• [Task instructions]: Quote, line for line, the entries from the first through the one containing "n_added = list(range(1, 51))". Pictures are left out.

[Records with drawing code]
_ _ _

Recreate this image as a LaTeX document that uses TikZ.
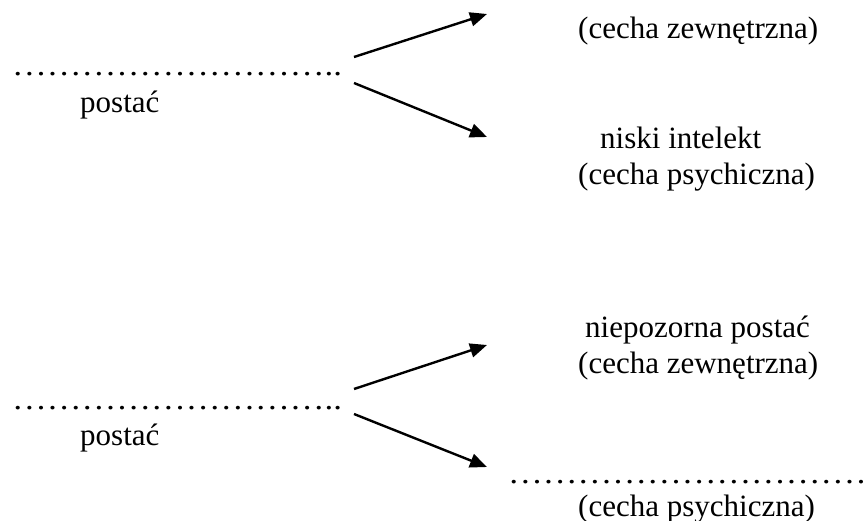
\documentclass[tikz,border=0pt]{standalone}
\usepackage{fontspec}
\setmainfont{Liberation Serif}
\usetikzlibrary{arrows.meta}
\begin{document}
\begin{tikzpicture}[x=1pt,y=-1pt,
  txt/.style={anchor=base west,inner sep=0pt,font=\fontsize{31}{36}\selectfont},
  arr/.style={line width=2.4pt,-{Triangle[length=17pt,width=14pt]}}]
\useasboundingbox (0,0) rectangle (864,521);
% top group
\node[txt] (z1) at (578,39) {(cecha zewnętrzna)};
\node[txt] (d1) at (12,76) {\scalebox{1.12}[1]{………………………..}};
\node[txt] (p1) at (80,113) {postać};
\node[txt] (n1) at (600,149) {niski intelekt};
\node[txt] (c1) at (578,185) {(cecha psychiczna)};
\coordinate (s1a) at (354,57);
\coordinate (e1a) at (487,14);
\coordinate (s1b) at (354,83);
\coordinate (e1b) at (487,137);
\draw[arr] (s1a) -- (e1a);
\draw[arr] (s1b) -- (e1b);
% bottom group
\node[txt] (n2) at (585,337) {niepozorna postać};
\node[txt] (z2) at (578,373) {(cecha zewnętrzna)};
\node[txt] (d2) at (12,409) {\scalebox{1.12}[1]{………………………..}};
\node[txt] (p2) at (80,445) {postać};
\node[txt] (d3) at (508,483) {\scalebox{1.12}[1]{……………………………….}};
\node[txt] (c2) at (578,516) {(cecha psychiczna)};
\coordinate (s2a) at (354,389);
\coordinate (e2a) at (487,345);
\coordinate (s2b) at (354,414);
\coordinate (e2b) at (487,467);
\draw[arr] (s2a) -- (e2a);
\draw[arr] (s2b) -- (e2b);
\end{tikzpicture}
\end{document}
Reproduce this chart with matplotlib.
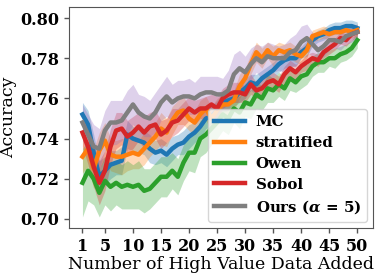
import numpy as np
import matplotlib
matplotlib.use("Agg")
import matplotlib.pyplot as plt

# Data
n_added = list(range(1, 51))

mc = [0.752, 0.747, 0.733, 0.721, 0.724, 0.727, 0.728, 0.729, 0.742, 0.740,
      0.739, 0.738, 0.735, 0.733, 0.734, 0.732, 0.735, 0.737, 0.738, 0.741,
      0.743, 0.746, 0.750, 0.751, 0.754, 0.758, 0.759, 0.760, 0.763, 0.765,
      0.768, 0.767, 0.770, 0.772, 0.774, 0.777, 0.779, 0.780, 0.780, 0.783,
      0.785, 0.789, 0.791, 0.792, 0.794, 0.795, 0.795, 0.796, 0.796, 0.795]
mc_std = [0.006, 0.007, 0.009, 0.008, 0.007, 0.007, 0.006, 0.007, 0.007, 0.006,
          0.006, 0.006, 0.007, 0.006, 0.006, 0.006, 0.006, 0.005, 0.006, 0.006,
          0.005, 0.006, 0.005, 0.005, 0.005, 0.005, 0.005, 0.004, 0.005, 0.005,
          0.004, 0.005, 0.004, 0.004, 0.004, 0.004, 0.004, 0.004, 0.004, 0.003,
          0.004, 0.003, 0.003, 0.003, 0.003, 0.003, 0.003, 0.003, 0.003, 0.003]

stratified = [0.731, 0.735, 0.725, 0.734, 0.739, 0.732, 0.731, 0.731, 0.732, 0.733,
              0.732, 0.735, 0.738, 0.741, 0.745, 0.743, 0.749, 0.753, 0.754, 0.750,
              0.748, 0.752, 0.755, 0.750, 0.754, 0.757, 0.757, 0.759, 0.766, 0.770,
              0.777, 0.783, 0.780, 0.784, 0.781, 0.784, 0.783, 0.784, 0.782, 0.781,
              0.784, 0.791, 0.792, 0.793, 0.792, 0.793, 0.793, 0.794, 0.793, 0.794]
stratified_std = [0.008, 0.009, 0.010, 0.009, 0.009, 0.008, 0.008, 0.009, 0.008, 0.008,
                  0.007, 0.008, 0.007, 0.007, 0.008, 0.007, 0.007, 0.006, 0.007, 0.006,
                  0.006, 0.007, 0.006, 0.006, 0.006, 0.005, 0.006, 0.005, 0.006, 0.005,
                  0.005, 0.005, 0.005, 0.004, 0.005, 0.004, 0.004, 0.004, 0.004, 0.004,
                  0.004, 0.003, 0.003, 0.003, 0.003, 0.003, 0.003, 0.003, 0.003, 0.003]

owen = [0.718, 0.724, 0.720, 0.713, 0.719, 0.716, 0.718, 0.716, 0.717, 0.716,
        0.717, 0.714, 0.715, 0.718, 0.721, 0.721, 0.724, 0.721, 0.728, 0.733,
        0.733, 0.740, 0.742, 0.745, 0.748, 0.752, 0.750, 0.755, 0.753, 0.758,
        0.757, 0.762, 0.760, 0.765, 0.764, 0.767, 0.765, 0.770, 0.768, 0.771,
        0.772, 0.776, 0.778, 0.778, 0.780, 0.780, 0.782, 0.783, 0.785, 0.789]
owen_std = [0.017, 0.015, 0.013, 0.012, 0.012, 0.012, 0.011, 0.011, 0.012, 0.011,
            0.012, 0.011, 0.010, 0.010, 0.010, 0.010, 0.009, 0.009, 0.009, 0.009,
            0.010, 0.009, 0.009, 0.008, 0.008, 0.008, 0.008, 0.007, 0.008, 0.007,
            0.007, 0.007, 0.006, 0.007, 0.006, 0.006, 0.006, 0.006, 0.005, 0.006,
            0.005, 0.005, 0.005, 0.005, 0.004, 0.005, 0.004, 0.004, 0.004, 0.004]

sobol = [0.743, 0.736, 0.726, 0.718, 0.724, 0.736, 0.744, 0.745, 0.741, 0.743,
         0.746, 0.743, 0.746, 0.747, 0.742, 0.744, 0.748, 0.749, 0.752, 0.755,
         0.753, 0.755, 0.755, 0.757, 0.755, 0.760, 0.762, 0.763, 0.763, 0.762,
         0.767, 0.764, 0.765, 0.768, 0.769, 0.767, 0.772, 0.775, 0.773, 0.776,
         0.778, 0.780, 0.779, 0.783, 0.785, 0.787, 0.790, 0.789, 0.792, 0.793]
sobol_std = [0.007, 0.009, 0.010, 0.011, 0.010, 0.009, 0.009, 0.008, 0.008, 0.008,
             0.007, 0.008, 0.007, 0.007, 0.007, 0.006, 0.007, 0.006, 0.006, 0.006,
             0.006, 0.005, 0.006, 0.005, 0.006, 0.005, 0.005, 0.005, 0.005, 0.004,
             0.005, 0.004, 0.005, 0.004, 0.004, 0.004, 0.004, 0.004, 0.004, 0.003,
             0.004, 0.003, 0.003, 0.003, 0.003, 0.003, 0.003, 0.003, 0.003, 0.003]

ours = [0.748, 0.742, 0.736, 0.735, 0.744, 0.748, 0.748, 0.749, 0.753, 0.757,
        0.753, 0.751, 0.750, 0.753, 0.758, 0.761, 0.758, 0.760, 0.761, 0.761,
        0.760, 0.762, 0.763, 0.763, 0.762, 0.762, 0.764, 0.772, 0.775, 0.773,
        0.777, 0.780, 0.778, 0.781, 0.780, 0.780, 0.780, 0.783, 0.784, 0.788,
        0.790, 0.787, 0.784, 0.786, 0.789, 0.789, 0.788, 0.791, 0.792, 0.793]
ours_std = [0.009, 0.010, 0.011, 0.010, 0.010, 0.011, 0.011, 0.010, 0.011, 0.010,
            0.009, 0.010, 0.009, 0.010, 0.009, 0.010, 0.009, 0.009, 0.008, 0.009,
            0.008, 0.009, 0.008, 0.008, 0.009, 0.008, 0.010, 0.010, 0.009, 0.008,
            0.008, 0.007, 0.008, 0.007, 0.007, 0.006, 0.007, 0.007, 0.008, 0.008,
            0.007, 0.006, 0.005, 0.005, 0.005, 0.004, 0.004, 0.004, 0.004, 0.004]

labels = ["MC", "stratified", "Owen", "Sobol", r"Ours ($\boldsymbol{\alpha}$ = 5)"]
x_ticks = [1, 5, 10, 15, 20, 25, 30, 35, 40, 45, 50]
y_ticks = [0.70, 0.72, 0.74, 0.76, 0.78, 0.80]

# Style
plt.rcParams["font.family"] = "DejaVu Serif"
plt.rcParams["mathtext.fontset"] = "dejavuserif"

series = [(mc, mc_std, "tab:blue", "tab:blue"),
          (stratified, stratified_std, "tab:orange", "tab:orange"),
          (owen, owen_std, "tab:green", "tab:green"),
          (sobol, sobol_std, "tab:red", "tab:red"),
          (ours, ours_std, "tab:gray", "tab:purple")]

fig = plt.figure(figsize=(3.82, 2.74), dpi=100)
ax = fig.add_axes([69/382, 1-228/274, (373-69)/382, (228-7)/274])

x = np.array(n_added)
for (m, s, lc, fc), lab in zip(series, labels):
    m = np.array(m); s = np.array(s)
    ax.fill_between(x, m-s, m+s, color=fc, alpha=0.3, lw=0)
    ax.plot(x, m, color=lc, lw=3.2, label=lab)

ax.set_xlim(-1.4, 52.8)
ax.set_ylim(0.6955, 0.8055)
ax.set_xticks(x_ticks)
ax.set_yticks(y_ticks)
ax.set_yticklabels([f"{v:.2f}" for v in y_ticks])
for t in ax.get_xticklabels() + ax.get_yticklabels():
    t.set_fontweight("bold")
    t.set_fontsize(11.5)
ax.tick_params(colors="#555555", labelcolor="black", length=3.5, width=1)
for sp in ax.spines.values():
    sp.set_color("#555555")

ax.set_xlabel("Number of High Value Data Added", fontsize=12.5, labelpad=1)
ax.set_ylabel("Accuracy", fontsize=12.5, labelpad=2)

leg = ax.legend(loc="lower right", prop={"weight": "bold", "size": 10.8},
                handlelength=2.1, handletextpad=0.7, borderaxespad=0.4,
                labelspacing=0.45)
for h in leg.get_lines():
    h.set_linewidth(3.2)

fig.savefig("out.png", dpi=100)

_ _ _

• [Final result]:
Recreate this image as a LaTeX document that uses TikZ.
\documentclass[tikz,border=0pt]{standalone}
\usepackage{fontspec}
\setmainfont{Liberation Serif}
\usetikzlibrary{arrows.meta}
\begin{document}
\begin{tikzpicture}[x=1pt,y=-1pt,
  txt/.style={anchor=base west,inner sep=0pt,font=\fontsize{31}{36}\selectfont},
  arr/.style={line width=2.4pt,-{Triangle[length=17pt,width=14pt]}}]
\useasboundingbox (0,0) rectangle (864,521);
% top group
\node[txt] (z1) at (578,39) {(cecha zewnętrzna)};
\node[txt] (d1) at (12,76) {\scalebox{1.12}[1]{………………………..}};
\node[txt] (p1) at (80,113) {postać};
\node[txt] (n1) at (600,149) {niski intelekt};
\node[txt] (c1) at (578,185) {(cecha psychiczna)};
\coordinate (s1a) at (354,57);
\coordinate (e1a) at (487,14);
\coordinate (s1b) at (354,83);
\coordinate (e1b) at (487,137);
\draw[arr] (s1a) -- (e1a);
\draw[arr] (s1b) -- (e1b);
% bottom group
\node[txt] (n2) at (585,337) {niepozorna postać};
\node[txt] (z2) at (578,373) {(cecha zewnętrzna)};
\node[txt] (d2) at (12,409) {\scalebox{1.12}[1]{………………………..}};
\node[txt] (p2) at (80,445) {postać};
\node[txt] (d3) at (508,483) {\scalebox{1.12}[1]{……………………………….}};
\node[txt] (c2) at (578,516) {(cecha psychiczna)};
\coordinate (s2a) at (354,389);
\coordinate (e2a) at (487,345);
\coordinate (s2b) at (354,414);
\coordinate (e2b) at (487,467);
\draw[arr] (s2a) -- (e2a);
\draw[arr] (s2b) -- (e2b);
\end{tikzpicture}
\end{document}
Reproduce this chart with matplotlib.
import numpy as np
import matplotlib
matplotlib.use("Agg")
import matplotlib.pyplot as plt

# Data
n_added = list(range(1, 51))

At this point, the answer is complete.